Мои двадцатилетия

Aug 09, 2009 09:49

Двадцатилетие с его отменой скидок и лапидарной юбилейностью я встречаю знаково. С тяжелой ангиной, появившейся ниоткуда в ночь, когда выяснилось, что я не перевожусь в мск и ещё как минимум год тяну лямку, балансируя между седативами, палатами  и дурноватой лживой формулой "а-вообще-всё-у-меня-хорошо-не-обращайте-внимания".  Лор-врач поглядела на меня несчастными глазами и собралась упечь в инфекционку, но я не далась. Я лежу дома и думаю.

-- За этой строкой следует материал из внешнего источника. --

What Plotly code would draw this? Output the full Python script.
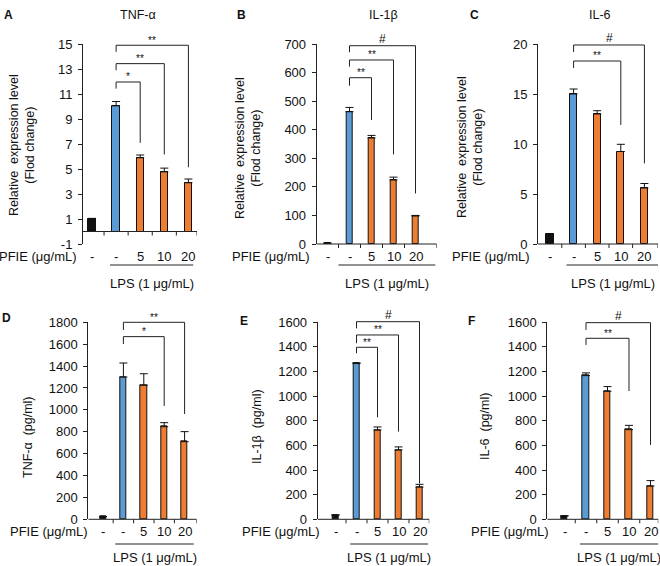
import plotly.graph_objs as go
from plotly.subplots import make_subplots

W, H = 660, 566
FONT = "Arial, Liberation Sans, sans-serif"

# Data
dose_labels = ["-", "-", "5", "10", "20"]
bar_colors = ["#111111", "#5b9bd5", "#ed7d31", "#ed7d31", "#ed7d31"]

tnf_mrna = [1.0, 10.05, 5.9, 4.77, 3.9]
tnf_mrna_err = [0.05, 0.35, 0.22, 0.3, 0.3]
il1b_mrna = [3, 463, 371, 224, 98]
il1b_mrna_err = [0, 15, 9, 10, 2]
il6_mrna = [1.0, 15.0, 13.0, 9.25, 5.6]
il6_mrna_err = [0, 0.5, 0.33, 0.72, 0.45]
tnf_elisa = [25, 1300, 1225, 846, 709]
tnf_elisa_err = [0, 128, 105, 37, 92]
il1b_elisa = [35, 1265, 725, 563, 262]
il1b_elisa_err = [0, 6, 25, 25, 22]
il6_elisa = [28, 1167, 1040, 728, 270]
il6_elisa_err = [0, 22, 38, 35, 44]

# tick labels
tnf_mrna_ticks = [-1, 1, 3, 5, 7, 9, 11, 13, 15]
il1b_mrna_ticks = [0, 100, 200, 300, 400, 500, 600, 700]
il6_mrna_ticks = [0, 5, 10, 15, 20]
tnf_elisa_ticks = [0, 200, 400, 600, 800, 1000, 1200, 1400, 1600, 1800]
elisa_ticks = [0, 200, 400, 600, 800, 1000, 1200, 1400, 1600]

# significance brackets vs LPS: (target, label, top, left leg end, right leg end)
tnf_mrna_sig = [(2, "*", 11.96, 11.43, 7.09), (3, "**", 13.43, 12.9, 6.16), (4, "**", 14.9, 14.37, 5.14)]
il1b_mrna_sig = [(2, "**", 582, 554, 434), (3, "**", 644, 621, 314), (4, "#", 694, 671, 177)]
il6_mrna_sig = [(3, "**", 18.3, 17.6, 11.9), (4, "#", 19.9, 19.2, 8.07)]
tnf_elisa_sig = [(3, "*", 1669, 1602, 1036), (4, "**", 1800, 1730, 962)]
il1b_elisa_sig = [(2, "**", 1397, 1349, 829), (3, "**", 1497, 1430, 712), (4, "#", 1605, 1551, 292)]
il6_elisa_sig = [(3, "**", 1470, 1416, 1042), (4, "#", 1597, 1538, 604)]

# panel geometry (pixels in the 660x566 page)
panels = [
    dict(letter="A", letter_xy=(2, 15), title="TNF-α", title_x=138,
         ytitle="Relative  expression level<br>(Flod change)", ytitle_xy=(22, 145),
         vals=tnf_mrna, err=tnf_mrna_err, sig=tnf_mrna_sig, ticks=tnf_mrna_ticks, yr=(-1, 15),
         axis=(83, 197), c0=92, step=24.1, ypx=(44, 244), rows=(256, 265, 283), under=(0.75, 4.2), pfie=-4),
    dict(letter="B", letter_xy=(235, 15), title="IL-1β", title_x=383,
         ytitle="Relative  expression level<br>(Flod change)", ytitle_xy=(248, 148),
         vals=il1b_mrna, err=il1b_mrna_err, sig=il1b_mrna_sig, ticks=il1b_mrna_ticks, yr=(0, 700),
         axis=(316.7, 436.7), c0=327.5, step=22, ypx=(44, 244), rows=(256, 265, 283), under=(0.5, 4.9), pfie=-5),
    dict(letter="C", letter_xy=(468, 15), title="IL-6", title_x=600,
         ytitle="Relative  expression level<br>(Flod change)", ytitle_xy=(470, 147),
         vals=il6_mrna, err=il6_mrna_err, sig=il6_mrna_sig, ticks=il6_mrna_ticks, yr=(0, 20),
         axis=(538, 658), c0=550, step=23.6, ypx=(44, 244), rows=(256, 265, 283), under=(0.7, 4.6), pfie=-6),
    dict(letter="D", letter_xy=(0, 318), title="", title_x=0,
         ytitle="TNF-α  (pg/ml)", ytitle_xy=(28, 437),
         vals=tnf_elisa, err=tnf_elisa_err, sig=tnf_elisa_sig, ticks=tnf_elisa_ticks, yr=(0, 1800),
         axis=(88.3, 196.7), c0=103, step=20.4, ypx=(322.3, 519.3), rows=(531, 544, 557.5), under=(0.6, 4.45), pfie=2),
    dict(letter="E", letter_xy=(238, 321), title="", title_x=0,
         ytitle="IL-1β  (pg/ml)", ytitle_xy=(257, 427),
         vals=il1b_elisa, err=il1b_elisa_err, sig=il1b_elisa_sig, ticks=elisa_ticks, yr=(0, 1600),
         axis=(317.7, 429.3), c0=335.5, step=21, ypx=(322.3, 519.3), rows=(531, 544, 557.5), under=(0.7, 4.4), pfie=4),
    dict(letter="F", letter_xy=(466, 321), title="", title_x=0,
         ytitle="IL-6  (pg/ml)", ytitle_xy=(485, 427),
         vals=il6_elisa, err=il6_elisa_err, sig=il6_elisa_sig, ticks=elisa_ticks, yr=(0, 1600),
         axis=(547.3, 658.3), c0=564.5, step=21.5, ypx=(322.3, 519.3), rows=(531, 544, 557.5), under=(0.72, 4.37), pfie=4),
]

def pyp(p):
    return 1 - p / H

def pxp(p):
    return p / W

fig = make_subplots(rows=2, cols=3)
shapes = []
annos = []
LINE = "#222222"
TXT = "#111111"

for n, pn in enumerate(panels):
    k = n + 1
    row, col = n // 3 + 1, n % 3 + 1
    xs = list(range(len(dose_labels)))
    fig.add_trace(go.Bar(
        x=xs, y=pn["vals"], width=0.3,
        marker=dict(color=bar_colors, line=dict(color=TXT, width=1)),
        error_y=dict(type="data", symmetric=False, array=pn["err"], arrayminus=[0] * 5,
                     color=TXT, thickness=1, width=4),
        showlegend=False, hoverinfo="skip"), row=row, col=col)

    x0, x1 = pn["axis"]
    xr = ((x0 - pn["c0"]) / pn["step"], (x1 - pn["c0"]) / pn["step"])
    r0, r1 = pn["yr"]
    ytop, ybot = pn["ypx"]
    yd = (pyp(ybot), pyp(ytop))
    xref = "x" if k == 1 else "x%d" % k

    def vy(v, r0=r0, r1=r1, yd=yd):
        return yd[0] + (v - r0) / (r1 - r0) * (yd[1] - yd[0])

    fig.update_xaxes(domain=[pxp(x0), pxp(x1)], range=list(xr), visible=False, automargin=False,
                     row=row, col=col)
    fig.update_yaxes(domain=list(yd), range=[r0, r1], showgrid=False, zeroline=False, automargin=False,
                     showline=True, linecolor=LINE, linewidth=1, ticks="outside", ticklen=4,
                     tickcolor=LINE, tickvals=pn["ticks"], ticktext=[str(t) for t in pn["ticks"]],
                     tickfont=dict(family=FONT, size=13, color=TXT), ticklabelstandoff=3,
                     row=row, col=col)

    # x axis line at zero, with tick marks between groups
    shapes.append(dict(type="line", xref=xref, yref="paper", x0=xr[0], x1=xr[1],
                       y0=vy(0), y1=vy(0), line=dict(color=LINE, width=1)))
    for t in [i + 0.5 for i in range(len(dose_labels) - 1)] + [xr[1]]:
        shapes.append(dict(type="line", xref=xref, yref="paper", x0=t, x1=t,
                           y0=vy(0), y1=vy(0) - 4 / H, line=dict(color=LINE, width=1)))

    # significance brackets
    for tgt, lab, top, lend, rend in pn["sig"]:
        shapes.append(dict(type="path", xref=xref, yref="paper",
                           path="M %f,%f L %f,%f L %f,%f L %f,%f" % (1, vy(lend), 1, vy(top), tgt, vy(top), tgt, vy(rend)),
                           line=dict(color=LINE, width=1)))
        annos.append(dict(text=lab, xref=xref, yref="paper", x=(1 + tgt) / 2, y=vy(top),
                          yanchor="middle", yshift=7 if lab == "#" else 5, showarrow=False,
                          font=dict(family=FONT, size=12 if lab == "#" else 10, color=TXT)))

    # category labels
    lab_y, und_y, lps_y = pn["rows"]
    for i, d in enumerate(dose_labels):
        annos.append(dict(text=d, xref=xref, yref="paper", x=i, y=pyp(lab_y), yanchor="middle",
                          showarrow=False, font=dict(family=FONT, size=13, color=TXT)))
    annos.append(dict(text="PFIE (μg/mL)", xref="paper", yref="paper", x=pxp(x0 + pn["pfie"]),
                      y=pyp(lab_y), xanchor="right", yanchor="middle", showarrow=False,
                      font=dict(family=FONT, size=13, color=TXT)))
    u0, u1 = pn["under"]
    shapes.append(dict(type="line", xref=xref, yref="paper", x0=u0, x1=u1,
                       y0=pyp(und_y), y1=pyp(und_y), line=dict(color=LINE, width=1)))
    annos.append(dict(text="LPS (1 μg/mL)", xref=xref, yref="paper", x=(u0 + u1) / 2,
                      y=pyp(lps_y), yanchor="middle", showarrow=False,
                      font=dict(family=FONT, size=13, color=TXT)))

    # titles
    tx, ty = pn["ytitle_xy"]
    annos.append(dict(text=pn["ytitle"], xref="paper", yref="paper", x=pxp(tx), y=pyp(ty),
                      xanchor="center", yanchor="middle", textangle=-90, showarrow=False,
                      font=dict(family=FONT, size=12.5, color=TXT)))
    lx, ly = pn["letter_xy"]
    annos.append(dict(text="<b>%s</b>" % pn["letter"], xref="paper", yref="paper", x=pxp(lx),
                      y=pyp(ly), xanchor="left", yanchor="middle", showarrow=False,
                      font=dict(family=FONT, size=12, color=TXT)))
    if pn["title"]:
        annos.append(dict(text=pn["title"], xref="paper", yref="paper", x=pxp(pn["title_x"]),
                          y=pyp(15), xanchor="center", yanchor="middle", showarrow=False,
                          font=dict(family=FONT, size=12.5, color=TXT)))

fig.update_layout(width=W, height=H, margin=dict(l=0, r=0, t=0, b=0, autoexpand=False),
                  paper_bgcolor="white", plot_bgcolor="white", bargap=0,
                  shapes=shapes, annotations=annos, font=dict(family=FONT))

# the page body has a default 8px margin; drop it so the figure sits at the window corner
fig.write_html("out.html", config={"displayModeBar": False},
               post_script="document.body.style.margin='0px';")
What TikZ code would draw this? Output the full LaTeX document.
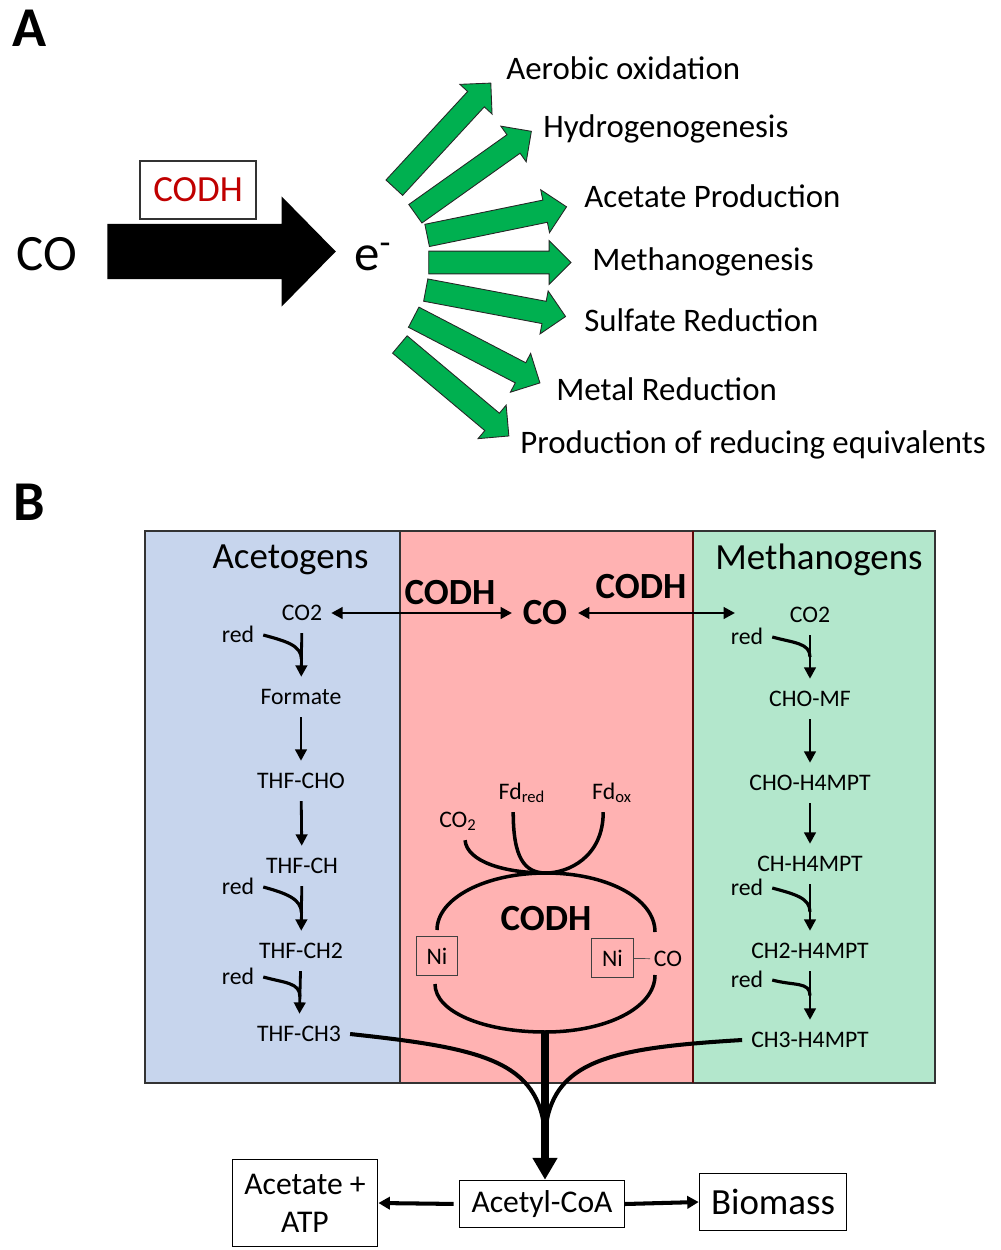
\documentclass[tikz,border=0pt]{standalone}
\usepackage{fontspec}
\setmainfont{Carlito}
\usepackage{tikz}
\usetikzlibrary{shapes.arrows, arrows.meta, calc}
\definecolor{cGreen}{RGB}{0,176,80}
\definecolor{cRed}{RGB}{192,0,0}
\definecolor{cBlue}{RGB}{199,213,237}
\definecolor{cPink}{RGB}{255,178,178}
\definecolor{cMint}{RGB}{179,231,204}
\definecolor{cDark}{RGB}{90,10,10}
\tikzset{
	bigarrow/.style ={single arrow, draw=none, fill=black, inner xsep=0pt, inner ysep=15.5pt, minimum height=130pt, single arrow head extend=15.7pt, single arrow tip angle=91},
	grarrow/.style  ={single arrow, draw=black!85, line width=0.5pt, fill=cGreen, inner xsep=0pt, inner ysep=6.2pt, minimum height=81pt, single arrow head extend=6pt, single arrow tip angle=90},
	fate/.style     ={anchor=base west, font=\fontsize{18.7}{20}\selectfont, inner sep=0pt},
	% panel B styles
	cmp/.style      ={font=\fontsize{13.5}{15}\selectfont, text height=8pt, text depth=0pt, inner ysep=7.3pt, inner xsep=5pt},
	hdr/.style      ={font=\fontsize{21}{24}\selectfont},
	enz/.style      ={font=\bfseries\fontsize{21}{24}\selectfont},
	ni/.style       ={draw=black!75, line width=0.5pt, font=\fontsize{13.5}{15}\selectfont, minimum width=23.5pt, minimum height=22pt, inner sep=0pt},
	prod/.style     ={draw=black, line width=0.6pt, align=center, inner sep=0pt},
	stp/.style      ={-{Triangle[length=6.5pt, width=6.5pt]}, line width=1.6pt},
	redc/.style     ={line width=1.8pt},
	dbl/.style      ={{Triangle[length=6.5pt, width=6.5pt]}-{Triangle[length=6.5pt, width=6.5pt]}, line width=1.7pt},
	ring/.style     ={line width=2pt},
	feed/.style     ={line width=2.3pt},
	mainarr/.style  ={-{Triangle[length=12.5pt, width=13.5pt]}, line width=4pt},
	sidearr/.style  ={-{Triangle[length=6.5pt, width=7pt]}, line width=2.3pt},
}
\begin{document}
\begin{tikzpicture}[x=0.02cm, y=-0.02cm]
\useasboundingbox (0,0) rectangle (1000,1250);
% panel A
\node[font=\bfseries\fontsize{32}{34}\selectfont] (la) at (30,28) {A};
\node[font=\fontsize{29}{32}\selectfont, anchor=base, inner sep=0pt] (co) at (47,270) {CO};
\node[bigarrow, anchor=tail] (big) at (107,251.5) {};
\node[draw=black!80, line width=0.6pt, minimum width=66pt, minimum height=33pt, text=cRed, font=\fontsize{21}{24}\selectfont] (codh) at (198,190) {CODH};
\node[font=\fontsize{29}{32}\selectfont, anchor=base west, inner sep=0pt] (el) at (354,270) {e\textsuperscript{-}};
\foreach \nm/\x/\y/\a in {g1/394/188/47.3, g2/415/214/35.4, g3/426.7/235.5/11.6, g4/428.3/262.5/0,
		g5/425.3/290/-10.7, g6/413.3/317/-27.5, g7/399.5/344.2/-40}
	\node[grarrow, anchor=tail, rotate=\a] (\nm) at (\x,\y) {};
\node[fate] (f1) at (506,80) {Aerobic oxidation};
\node[fate] (f2) at (543,138) {Hydrogenogenesis};
\node[fate] (f3) at (584,208) {Acetate Production};
\node[fate] (f4) at (592,270) {Methanogenesis};
\node[fate] (f5) at (584,331) {Sulfate Reduction};
\node[fate] (f6) at (556,400) {Metal Reduction};
\node[fate] (f7) at (520,453) {Production of reducing equivalents};
% panel B
\node[font=\bfseries\fontsize{32}{34}\selectfont] (lb) at (29,502) {B};
\fill[cBlue] (145,531) rectangle (400,1083);
\fill[cPink] (400,531) rectangle (693,1083);
\fill[cMint] (693,531) rectangle (935,1083);
\draw[black!80, line width=0.6pt] (145,531) rectangle (935,1083);
\draw[black!80, line width=0.6pt] (400,531) -- (400,1083);
\draw[cDark, line width=0.8pt] (693,531) -- (693,1083);
\node[hdr] (acg) at (290.5,560) {Acetogens};
\node[hdr] (mtg) at (819,560) {Methanogens};
% acetogens
\node[cmp] (a1) at (302,613) {CO2};
\node[cmp] (a2) at (301,697) {Formate};
\node[cmp] (a3) at (301,781) {THF-CHO};
\node[cmp] (a4) at (302,866) {THF-CH};
\node[cmp] (a5) at (301,951) {THF-CH2};
\node[cmp] (a6) at (299,1034) {THF-CH3};
\draw[stp] (a1) -- (a2);
\draw[stp] (a2) -- (a3);
\draw[stp] (a3) -- (a4);
\draw[stp] (a4) -- (a5);
\draw[stp] (a5) -- (a6);
\node[cmp] (ra1) at (238,635) {red};
\node[cmp] (ra2) at (238,887) {red};
\node[cmp] (ra3) at (238,977) {red};
\draw[redc] (ra1.east) .. controls +(22,6) and +(0,-14) .. ($(a1)!0.55!(a2)$);
\draw[redc] (ra2.east) .. controls +(22,6) and +(0,-14) .. ($(a4)!0.55!(a5)$);
\draw[redc] (ra3.east) .. controls +(22,6) and +(0,-14) .. ($(a5)!0.55!(a6)$);
% methanogens
\node[cmp] (m1) at (810,615) {CO2};
\node[cmp] (m2) at (810,699) {CHO-MF};
\node[cmp] (m3) at (810,783) {CHO-H4MPT};
\node[cmp] (m4) at (810,864) {CH-H4MPT};
\node[cmp] (m5) at (810,951) {CH2-H4MPT};
\node[cmp] (m6) at (810,1040) {CH3-H4MPT};
\draw[stp] (m1) -- (m2);
\draw[stp] (m2) -- (m3);
\draw[stp] (m3) -- (m4);
\draw[stp] (m4) -- (m5);
\draw[stp] (m5) -- (m6);
\node[cmp] (rm1) at (747,637) {red};
\node[cmp] (rm2) at (747,888) {red};
\node[cmp] (rm3) at (747,980) {red};
\draw[redc] (rm1.east) .. controls +(22,6) and +(0,-14) .. ($(m1)!0.5!(m2)$);
\draw[redc] (rm2.east) .. controls +(22,6) and +(0,-14) .. ($(m4)!0.55!(m5)$);
\draw[redc] (rm3.east) .. controls +(22,6) and +(0,-14) .. ($(m5)!0.5!(m6)$);
% CODH in the middle
\node[enz] (cl) at (450,593) {CODH};
\node[enz] (cr) at (641,587) {CODH};
\node[enz, inner xsep=6pt] (cco) at (545,613) {CO};
\coordinate (mend) at (735,613);
\draw[dbl] (a1) -- (cco);
\draw[dbl] (cco) -- (mend);
\node[cmp] (cdo) at (458,820) {CO\textsubscript{2}};
\node[cmp] (fdr) at (522,792) {Fd\textsubscript{red}};
\node[cmp] (fdx) at (612,792) {Fd\textsubscript{ox}};
\coordinate (top) at (546,873);
\coordinate (cbot) at (545,1032);
\draw[ring] ([xshift=4pt]cdo.south) .. controls +(2,22) and +(-40,0) .. (top);
\draw[ring] ([xshift=-5pt]fdr.south) .. controls +(0,45) and +(-22,0) .. (top) .. controls +(22,0) and +(0,45) .. ([xshift=-5pt]fdx.south);
\draw[ring] (437,930) .. controls (437,898) and (486,873) .. (top) .. controls (606,873) and (655,898) .. (655,932);
\draw[ring] (435,984) .. controls (435,1012) and (484,1032) .. (cbot) .. controls (606,1032) and (655,1008) .. (655,975);
\node[ni] (nil) at (437,956) {Ni};
\node[ni] (nir) at (612.5,958) {Ni};
\node[cmp, inner xsep=2pt] (nco) at (668,959) {CO};
\draw[black!70, line width=0.4pt] (nir) -- (nco);
\node[enz] (cbig) at (546,919) {CODH};
% products
\node[prod, minimum width=94pt, minimum height=27pt, font=\fontsize{18}{20}\selectfont] (acoa) at (542,1204) {Acetyl-CoA};
\node[prod, minimum width=83pt, minimum height=50pt, font=\fontsize{18}{21.5}\selectfont] (acat) at (305,1203) {Acetate +\\ATP};
\node[prod, minimum width=84pt, minimum height=32pt, font=\fontsize{21}{24}\selectfont] (bio) at (773,1202) {Biomass};
\coordinate (mrg) at (545,1135);
\draw[feed] (a6.east) .. controls (480,1048) and (540,1060) .. (mrg);
\draw[feed] (m6.west) .. controls (610,1048) and (550,1060) .. (mrg);
\draw[mainarr] (cbot) -- (cbot |- acoa.north);
\draw[sidearr, shorten <=3pt] (acoa.west) -- (acat.east);
\draw[sidearr] (acoa.east) -- (bio.west);
\end{tikzpicture}
\end{document}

Перевод провалился, киноконкурс провалился (вот уж никто не ожидал),  работа ускользает, спецстипендии нет, а время течет, и скоро 22ое. Что делать, когда оно наступит, я понятия не имею. Буду сидеть на балконе и вторить дедову вою: Ууууууу-ууууууу! 
В том самом романе Камю первый и наиболее страшный удар, который нанесла чума людям, была разлука. Он четыре страницы распинался, что изоляция, неожиданная, стопроцентная и неотменимая, доводит людей до крайности, что депривация от любимых наполняет страхом ещё большим, чем самый страх смерти. Когда я читала роман года 4 назад, этот отрывок казался мне глупостью.

Повторить ещё одну годовую петлю - звучит как что-то из фантастики, из гротескного рассказика Борхеса или Эдгара По. Но это неотменимо, это непреложно, это точно, это - факт.

Весь вчерашний день мы читали "Слова" Сартра. Он как последовательный экзистенциалист умел полагать, что любое испытание и любая боль ему на пользу, стоит только посмотреть на всё из будущего, с позиции фундаментального авторского бессмертия,  наблюдать себя как героя биографического очерка. Сервантес потерял руку, Рембо страдал африканскими болезнями, Караваджо бежал от наёмных убийц. Биограф всегда намекнёт, описывая эти невзгоды, что этот эпизод - лишь часть целого, прекрасного и сложного, как сама жизнь, лишь необходимая завязка, без которой не будет сюжета, лишь путь синусоиды вниз, необходимой для взмывания вверх.  Бетховен глух, Борхес слеп, Кафка боится отца, а я, маленький десятилетний Жан-Поль, выбил зуб, наткнувшись в темноте на дверной косяк. Я улыбаюсь, я радуюсь, я искривляю кровавый рот. Я уже давно умер и бессмертен, я выполнил свои предназначения и соединился со своими любимыми. Из этих безопасных глубин мне просто забавно глядеть на поступательное свершение моей биографии.

Так вот. Я, маленький Жан-Поль, стискиваю зубы от своих неудач, но в этом покривлении губ есть тень улыбки. Моя мать говорила, что моя сплошь неудачная первая половина жизни предвещает мне воздаяние сторицей в её второй, более широкой и светлой части.  Я, маленький Жан-Поль, сегодня впервые подумал, что этой части пора бы начаться. Начаться как можно скорее. Вирджинию Вулф полжизни насилуют братья, Джон Донн теряет любимую жену, оставшись с добрым десятком детей на руках, а я, маленький Жан-Поль, который тоже может порадовать  господ биографов парочкой забавных эпизодов, жду от этой жизни не так уж много подарков. Три-четыре спокойных часа в день и дыхание любимого человека на соседней подушке.

Я, маленький Жан-Поль, заслужил это.
Это моё желание для задувания несуществующих свечей на несуществующем именинном торте.